RMS Lusitania
RMS Lusitania arriving in New York City in 1907 | |
| History | |
|---|---|
| United Kingdom | |
| Name | RMS Lusitania |
| Namesake | Lusitania |
| Owner | Cunard Line |
| Port of registry | Liverpool |
| Route | Liverpool – Queenstown – New York |
| Builder | John Brown & Co, Clydebank |
| Yard number | 367 |
| Laid down | 17 August 1904 |
| Launched | 7 June 1906 |
| Christened | Mary, Lady Inverclyde |
| Acquired | 26 August 1907 |
| Maiden voyage | 7 September 1907 |
| In service | 1907 – 1915 |
| Out of service | 7 May 1915 |
| Identification |
|
| Fate | Torpedoed and sunk by the SM U-20, on 7 May 1915 |
| General characteristics | |
| Type | Ocean liner |
| Tonnage | 31,550 GRT, 12,611 NRT |
| Displacement | 44,060 long tons (44,767.0 t) |
| Length | |
| Beam | 87.8 ft (26.8 m) |
| Height | 65 ft (19.8 m) to boat deck, 165 ft (50.3 m) to aerials, 104 ft (31.7 m) from keel to top of boat deck, 144 ft (43.9 m) from keel to top of funnels |
| Draught | 33.6 ft (10.2 m) |
| Depth | 56.6 ft (17.3 m) |
| Decks | 6 passenger decks, 10 overall |
| Installed power | 25 fire-tube boilers; four direct-acting Parsons steam turbines producing 76,000 hp (57 MW) |
| Propulsion |
|
| Capacity | 552 first class, 460 second class, 1,186 third class; 2,198 total. |
| Crew | 850 |
| Notes | First British four-funnelled ocean liner |
RMS Lusitania was a British ocean liner launched by the Cunard Line in 1906. The Royal Mail Ship, the world's largest passenger ship until the completion of her sister Mauretania three months later, in 1907 regained for Britain the Blue Riband appellation for the fastest Atlantic crossing, which had been held by German ships for a decade.

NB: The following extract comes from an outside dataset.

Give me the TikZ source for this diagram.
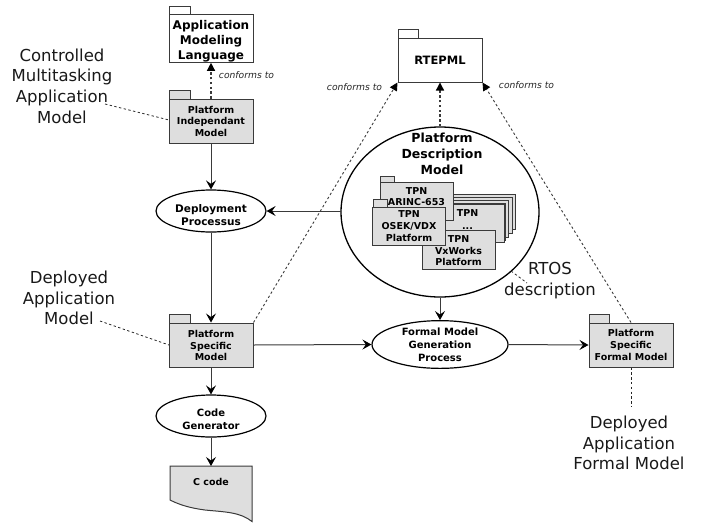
\documentclass[tikz,border=0pt]{standalone}
\usepackage{fontspec}
\setmainfont{DejaVu Sans}
\usetikzlibrary{arrows.meta,shapes.geometric}
\definecolor{pkg}{HTML}{DEDEDE}
\definecolor{ln}{HTML}{3A3A3A}
\tikzset{
  x=1pt,y=-1pt,
  pkgbox/.style={draw=ln,line width=1pt,fill=pkg,minimum width=84pt,minimum height=44pt,inner sep=0pt,align=center,font=\bfseries\fontsize{9.5}{11.7}\selectfont},
  metabox/.style={pkgbox,fill=white},
  smallbox/.style={pkgbox,minimum width=73pt,minimum height=38pt},
  tabbox/.style={draw=ln,line width=0.9pt,fill=pkg},
  proc/.style={draw=black,line width=1.2pt,fill=white,ellipse,inner sep=0pt,align=center},
  flow/.style={draw=ln,line width=1pt,-{Stealth[length=9pt,width=10pt,inset=3.5pt,black]}},
  conf/.style={draw=ln,dash pattern=on 2.4pt off 2.4pt,line width=0.9pt,-{Triangle[length=8pt,width=8pt,black,sep=0pt]}},
  confthick/.style={conf,line width=1.3pt},
  note/.style={draw=black!85,dash pattern=on 2.4pt off 2.4pt,line width=0.8pt},
  big/.style={align=center,font=\fontsize{16.5}{20.7}\selectfont,inner sep=0pt,text=black!90},
  conft/.style={font=\itshape\fontsize{9.2}{11}\selectfont,inner sep=0pt,text=black!85}
}
\begin{document}
\begin{tikzpicture}
\useasboundingbox (0,0) rectangle (711,522);
% packages
\draw[tabbox,fill=white] (169,15) rectangle (190,6);
\node[metabox,minimum height=47pt,font=\bfseries\fontsize{12}{15.2}\selectfont] (aml) at (211,38.5) {\\[-0.6pt]Application\\Modeling\\Language};
\draw[tabbox] (169,99) rectangle (190,90);
\node[pkgbox] (pim) at (211,121) {\\[-4pt]Platform\\Independant\\Model};
\draw[tabbox] (169,323) rectangle (190,314);
\node[pkgbox] (psm) at (211,345) {\\[-3.5pt]Platform\\Specific\\Model};
\draw[tabbox,fill=white] (398,38) rectangle (418,29);
\node[metabox,font=\bfseries\fontsize{11.5}{14}\selectfont] (rte) at (440,60) {RTEPML};
\draw[tabbox] (589,323) rectangle (609,314);
\node[pkgbox] (psf) at (631,345) {\\[-4.5pt]Platform\\Specific\\Formal Model};
% processes
\node[proc,minimum width=110pt,minimum height=42pt,font=\bfseries\fontsize{10.5}{12.7}\selectfont] (dep) at (211,211) {\\[3pt]Deployment\\Processus};
\node[proc,minimum width=110pt,minimum height=42pt,font=\bfseries\fontsize{10}{12.7}\selectfont] (gen) at (211,416) {\\[1pt]Code\\Generator};
\node[proc,minimum width=136pt,minimum height=47pt,font=\bfseries\fontsize{10}{13}\selectfont] (fmg) at (440,344.5) {Formal Model\\Generation\\Process};
\node[ellipse,draw=black,line width=1.3pt,fill=white,minimum width=198pt,minimum height=170pt,inner sep=0pt] (pdm) at (440,212) {};
\node[align=center,inner sep=0pt,font=\bfseries\fontsize{12.5}{16}\selectfont] (pdmt) at (442,154) {Platform\\Description\\Model};
% stack
\draw[tabbox] (441,194) rectangle (515,229);
\draw[tabbox] (438,197) rectangle (512,233);
\draw[tabbox] (435,200) rectangle (508,237);
\draw[tabbox] (432,203) rectangle (505,240);
\node[smallbox,minimum width=73pt,minimum height=38pt,anchor=north east,text depth=7pt] (tpn) at (504.5,204) {TPN\\[1.3pt]...};
\node[smallbox,minimum height=39pt] (vx) at (458.5,249.5) {\\[-2.5pt]TPN\\VxWorks\\Platform};
\draw[tabbox] (380,183) rectangle (394,176);
\node[smallbox] (ari) at (416.5,201.5) [text depth=10pt] {TPN\\ARINC-653};
\draw[tabbox] (373,207) rectangle (387,199);
\node[smallbox] (ose) at (409,226) {TPN\\OSEK/VDX\\Platform};
% C code
\draw[draw=ln,line width=1pt,fill=pkg] (170,466) -- (252,466) -- (252,521.5) .. controls (240,512) and (225,512) .. (205,510) .. controls (190,508) and (180,505) .. (170,500) -- cycle;
\node[inner sep=0pt,font=\bfseries\fontsize{9.5}{12}\selectfont] (cc) at (211,482) {C code};
\coordinate (cctop) at (211,466);
% flows
\draw[flow] (pim) -- (dep);
\draw[flow] (dep) -- (psm);
\draw[flow] (psm) -- (gen);
\draw[flow] (gen) -- (cctop);
\coordinate (pdml) at (341,211);
\draw[flow] (pdml) -- (dep.east);
\draw[flow] (pdm.south) -- (fmg);
\draw[flow] (psm.east) -- (fmg.west);
\draw[flow] (fmg.east) -- (psf.west);
% conforms
\draw[confthick] (pim) -- (aml);
\draw[confthick] (pdm.north) -- (rte);
\draw[conf] (psm.north east) -- (rte.south west);
\draw[conf] (psf.north) -- (rte.south east);
\node[conft] (c1) at (246.5,75) {conforms to};
\node[conft] (c2) at (354.5,87) {conforms to};
\node[conft] (c3) at (526.5,85) {conforms to};
% annotations
\node[big] (t1) at (62,86) {Controlled\\Multitasking\\Application\\Model};
\node[big] (t2) at (69,298) {Deployed\\Application\\Model};
\node[big] (t3) at (550,280.5) {RTOS\\description};
\node[big] (t4) at (629,443) {Deployed\\Application\\Formal Model};
\coordinate (n1) at (105,104);
\coordinate (n1b) at (169,120);
\coordinate (n2) at (100,321);
\coordinate (n2b) at (169,345);
\coordinate (n3) at (511,271);
\coordinate (n3b) at (527,283);
\coordinate (n4) at (631,407);
\draw[note] (n1) -- (n1b);
\draw[note] (n2) -- (n2b);
\draw[note] (n3) -- (n3b);
\draw[note] (psf.south) -- (n4);
\end{tikzpicture}
\end{document}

During World War I, Lusitania was listed as armed merchant cruiser (AMC) and carried both British munitions and US citizens on her 202nd trans-Atlantic crossing, when on 7 May 1915 at 14:10 11 miles (18 km) off the Old Head of Kinsale, Ireland, the German submarine U-20 fired a single torpedo, triggering a second explosion and the sinking about 18 minutes later. Only 6 of several dozen lifeboats and rafts were successfully lowered, and of 1,960 persons on board, 767 survived and 1,193 perished.
The sinking, which killed over 100 US citizens, significantly increased American domestic public support for entering the war which occurred two years later in 1917 with the United States declaration of war on Germany.